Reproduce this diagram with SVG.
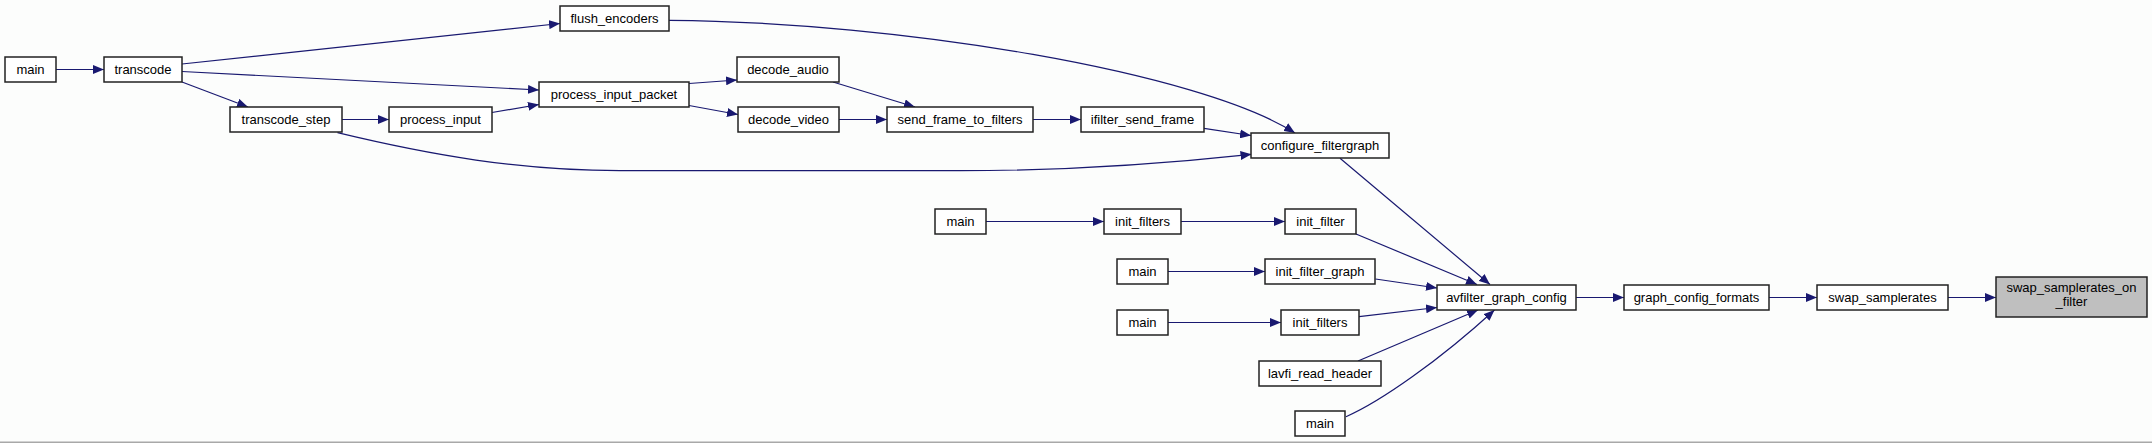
<svg xmlns="http://www.w3.org/2000/svg" width="2152" height="443" viewBox="0 0 2152 443">
<style>
.n rect{fill:#ffffff;stroke:#222222;stroke-width:1.5}
.n.cur rect{fill:#bfbfbf}
.n text{font-family:"Liberation Sans",Arial,sans-serif;font-size:13px;fill:#000;text-anchor:middle}
.e path{fill:none;stroke:#191970;stroke-width:1.2;marker-end:url(#ah)}
</style>
<defs>
<marker id="ah" markerUnits="userSpaceOnUse" viewBox="0 0 11 9" markerWidth="11" markerHeight="9" refX="11" refY="4.5" orient="auto">
<path d="M0,0 L11,4.5 L0,9 Z" fill="#191970"/>
</marker>
</defs>
<rect x="0" y="0" width="2152" height="443" fill="#fcfdfc"/>
<rect x="0" y="441.5" width="2152" height="1.5" fill="#a8a8a8"/>

<g id="edges" class="e">
<path d="M56,69.5 L104,69.5"/>
<path d="M182,64 L560,23.5"/>
<path d="M182,71.5 L539,90"/>
<path d="M182,82 L248,107"/>
<path d="M342,119.5 L389,119.5"/>
<path d="M492,112.5 L539,104.5"/>
<path d="M689,83.5 L737,80"/>
<path d="M689,105.5 L738,114.5"/>
<path d="M833,82 L915,107"/>
<path d="M839,119.5 L887,119.5"/>
<path d="M1033,119.5 L1081,119.5"/>
<path d="M1204,128.3 L1251,135.5"/>
<path d="M669,20.3 C900,22 1200,72 1295,133"/>
<path d="M337.5,132.7 C430,155 520,170.7 620,170.7 L960,170.7 C1080,170.7 1180,162 1251.5,154.3"/>
<path d="M1340,158.3 L1490,284.5"/>
<path d="M986,221.5 L1104,221.5"/>
<path d="M1181,221.5 L1285,221.5"/>
<path d="M1356,234 L1477,284.5"/>
<path d="M1168,271.5 L1265,271.5"/>
<path d="M1375.5,279 L1437,288"/>
<path d="M1168,322.5 L1281,322.5"/>
<path d="M1359,316.7 L1437,307.5"/>
<path d="M1358,361 L1478,310"/>
<path d="M1346,416.7 C1380,402 1440,360 1494.5,310"/>
<path d="M1576,297.5 L1624,297.5"/>
<path d="M1769,297.5 L1817,297.5"/>
<path d="M1948,297.5 L1996,297.5"/>
</g>

<g id="main_a" class="n"><rect x="5" y="57" width="51" height="25"/><text x="30.5" y="74">main</text></g>
<g id="transcode" class="n"><rect x="104" y="57" width="78" height="25"/><text x="143" y="74">transcode</text></g>
<g id="flush_encoders" class="n"><rect x="560" y="6" width="109" height="25"/><text x="614.5" y="23">flush_encoders</text></g>
<g id="process_input_packet" class="n"><rect x="539" y="82" width="150" height="25"/><text x="614" y="99">process_input_packet</text></g>
<g id="transcode_step" class="n"><rect x="230" y="107" width="112" height="25"/><text x="286" y="124">transcode_step</text></g>
<g id="process_input" class="n"><rect x="389" y="107" width="103" height="25"/><text x="440.5" y="124">process_input</text></g>
<g id="decode_audio" class="n"><rect x="737" y="57" width="102" height="25"/><text x="788" y="74">decode_audio</text></g>
<g id="decode_video" class="n"><rect x="738" y="107" width="101" height="25"/><text x="788.5" y="124">decode_video</text></g>
<g id="send_frame_to_filters" class="n"><rect x="887" y="107" width="146" height="25"/><text x="960" y="124">send_frame_to_filters</text></g>
<g id="ifilter_send_frame" class="n"><rect x="1081" y="107" width="123" height="25"/><text x="1142.5" y="124">ifilter_send_frame</text></g>
<g id="configure_filtergraph" class="n"><rect x="1251" y="133" width="138" height="25"/><text x="1320" y="150">configure_filtergraph</text></g>
<g id="main_b" class="n"><rect x="935" y="209" width="51" height="25"/><text x="960.5" y="226">main</text></g>
<g id="init_filters_a" class="n"><rect x="1104" y="209" width="77" height="25"/><text x="1142.5" y="226">init_filters</text></g>
<g id="init_filter" class="n"><rect x="1285" y="209" width="71" height="25"/><text x="1320.5" y="226">init_filter</text></g>
<g id="main_c" class="n"><rect x="1117" y="259" width="51" height="25"/><text x="1142.5" y="276">main</text></g>
<g id="init_filter_graph" class="n"><rect x="1265" y="259" width="110" height="25"/><text x="1320" y="276">init_filter_graph</text></g>
<g id="avfilter_graph_config" class="n"><rect x="1437" y="285" width="139" height="25"/><text x="1506.5" y="302">avfilter_graph_config</text></g>
<g id="main_d" class="n"><rect x="1117" y="310" width="51" height="25"/><text x="1142.5" y="327">main</text></g>
<g id="init_filters_b" class="n"><rect x="1281" y="310" width="78" height="25"/><text x="1320" y="327">init_filters</text></g>
<g id="lavfi_read_header" class="n"><rect x="1259" y="361" width="122" height="25"/><text x="1320" y="378">lavfi_read_header</text></g>
<g id="main_e" class="n"><rect x="1295" y="411" width="50" height="25"/><text x="1320" y="428">main</text></g>
<g id="graph_config_formats" class="n"><rect x="1624" y="285" width="145" height="25"/><text x="1696.5" y="302">graph_config_formats</text></g>
<g id="swap_samplerates" class="n"><rect x="1817" y="285" width="131" height="25"/><text x="1882.5" y="302">swap_samplerates</text></g>
<g id="swap_samplerates_on_filter" class="n cur"><rect x="1996" y="277" width="151" height="40"/><text x="2071.5" y="292">swap_samplerates_on</text><text x="2071.5" y="306">_filter</text></g>
</svg>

=== Required task ===
Make an exact copy of the whole listing, but don't bring over any pictures.

=== Task result ===
Reproduce this diagram with SVG.
<svg xmlns="http://www.w3.org/2000/svg" width="2152" height="443" viewBox="0 0 2152 443">
<style>
.n rect{fill:#ffffff;stroke:#222222;stroke-width:1.5}
.n.cur rect{fill:#bfbfbf}
.n text{font-family:"Liberation Sans",Arial,sans-serif;font-size:13px;fill:#000;text-anchor:middle}
.e path{fill:none;stroke:#191970;stroke-width:1.2;marker-end:url(#ah)}
</style>
<defs>
<marker id="ah" markerUnits="userSpaceOnUse" viewBox="0 0 11 9" markerWidth="11" markerHeight="9" refX="11" refY="4.5" orient="auto">
<path d="M0,0 L11,4.5 L0,9 Z" fill="#191970"/>
</marker>
</defs>
<rect x="0" y="0" width="2152" height="443" fill="#fcfdfc"/>
<rect x="0" y="441.5" width="2152" height="1.5" fill="#a8a8a8"/>

<g id="edges" class="e">
<path d="M56,69.5 L104,69.5"/>
<path d="M182,64 L560,23.5"/>
<path d="M182,71.5 L539,90"/>
<path d="M182,82 L248,107"/>
<path d="M342,119.5 L389,119.5"/>
<path d="M492,112.5 L539,104.5"/>
<path d="M689,83.5 L737,80"/>
<path d="M689,105.5 L738,114.5"/>
<path d="M833,82 L915,107"/>
<path d="M839,119.5 L887,119.5"/>
<path d="M1033,119.5 L1081,119.5"/>
<path d="M1204,128.3 L1251,135.5"/>
<path d="M669,20.3 C900,22 1200,72 1295,133"/>
<path d="M337.5,132.7 C430,155 520,170.7 620,170.7 L960,170.7 C1080,170.7 1180,162 1251.5,154.3"/>
<path d="M1340,158.3 L1490,284.5"/>
<path d="M986,221.5 L1104,221.5"/>
<path d="M1181,221.5 L1285,221.5"/>
<path d="M1356,234 L1477,284.5"/>
<path d="M1168,271.5 L1265,271.5"/>
<path d="M1375.5,279 L1437,288"/>
<path d="M1168,322.5 L1281,322.5"/>
<path d="M1359,316.7 L1437,307.5"/>
<path d="M1358,361 L1478,310"/>
<path d="M1346,416.7 C1380,402 1440,360 1494.5,310"/>
<path d="M1576,297.5 L1624,297.5"/>
<path d="M1769,297.5 L1817,297.5"/>
<path d="M1948,297.5 L1996,297.5"/>
</g>

<g id="main_a" class="n"><rect x="5" y="57" width="51" height="25"/><text x="30.5" y="74">main</text></g>
<g id="transcode" class="n"><rect x="104" y="57" width="78" height="25"/><text x="143" y="74">transcode</text></g>
<g id="flush_encoders" class="n"><rect x="560" y="6" width="109" height="25"/><text x="614.5" y="23">flush_encoders</text></g>
<g id="process_input_packet" class="n"><rect x="539" y="82" width="150" height="25"/><text x="614" y="99">process_input_packet</text></g>
<g id="transcode_step" class="n"><rect x="230" y="107" width="112" height="25"/><text x="286" y="124">transcode_step</text></g>
<g id="process_input" class="n"><rect x="389" y="107" width="103" height="25"/><text x="440.5" y="124">process_input</text></g>
<g id="decode_audio" class="n"><rect x="737" y="57" width="102" height="25"/><text x="788" y="74">decode_audio</text></g>
<g id="decode_video" class="n"><rect x="738" y="107" width="101" height="25"/><text x="788.5" y="124">decode_video</text></g>
<g id="send_frame_to_filters" class="n"><rect x="887" y="107" width="146" height="25"/><text x="960" y="124">send_frame_to_filters</text></g>
<g id="ifilter_send_frame" class="n"><rect x="1081" y="107" width="123" height="25"/><text x="1142.5" y="124">ifilter_send_frame</text></g>
<g id="configure_filtergraph" class="n"><rect x="1251" y="133" width="138" height="25"/><text x="1320" y="150">configure_filtergraph</text></g>
<g id="main_b" class="n"><rect x="935" y="209" width="51" height="25"/><text x="960.5" y="226">main</text></g>
<g id="init_filters_a" class="n"><rect x="1104" y="209" width="77" height="25"/><text x="1142.5" y="226">init_filters</text></g>
<g id="init_filter" class="n"><rect x="1285" y="209" width="71" height="25"/><text x="1320.5" y="226">init_filter</text></g>
<g id="main_c" class="n"><rect x="1117" y="259" width="51" height="25"/><text x="1142.5" y="276">main</text></g>
<g id="init_filter_graph" class="n"><rect x="1265" y="259" width="110" height="25"/><text x="1320" y="276">init_filter_graph</text></g>
<g id="avfilter_graph_config" class="n"><rect x="1437" y="285" width="139" height="25"/><text x="1506.5" y="302">avfilter_graph_config</text></g>
<g id="main_d" class="n"><rect x="1117" y="310" width="51" height="25"/><text x="1142.5" y="327">main</text></g>
<g id="init_filters_b" class="n"><rect x="1281" y="310" width="78" height="25"/><text x="1320" y="327">init_filters</text></g>
<g id="lavfi_read_header" class="n"><rect x="1259" y="361" width="122" height="25"/><text x="1320" y="378">lavfi_read_header</text></g>
<g id="main_e" class="n"><rect x="1295" y="411" width="50" height="25"/><text x="1320" y="428">main</text></g>
<g id="graph_config_formats" class="n"><rect x="1624" y="285" width="145" height="25"/><text x="1696.5" y="302">graph_config_formats</text></g>
<g id="swap_samplerates" class="n"><rect x="1817" y="285" width="131" height="25"/><text x="1882.5" y="302">swap_samplerates</text></g>
<g id="swap_samplerates_on_filter" class="n cur"><rect x="1996" y="277" width="151" height="40"/><text x="2071.5" y="292">swap_samplerates_on</text><text x="2071.5" y="306">_filter</text></g>
</svg>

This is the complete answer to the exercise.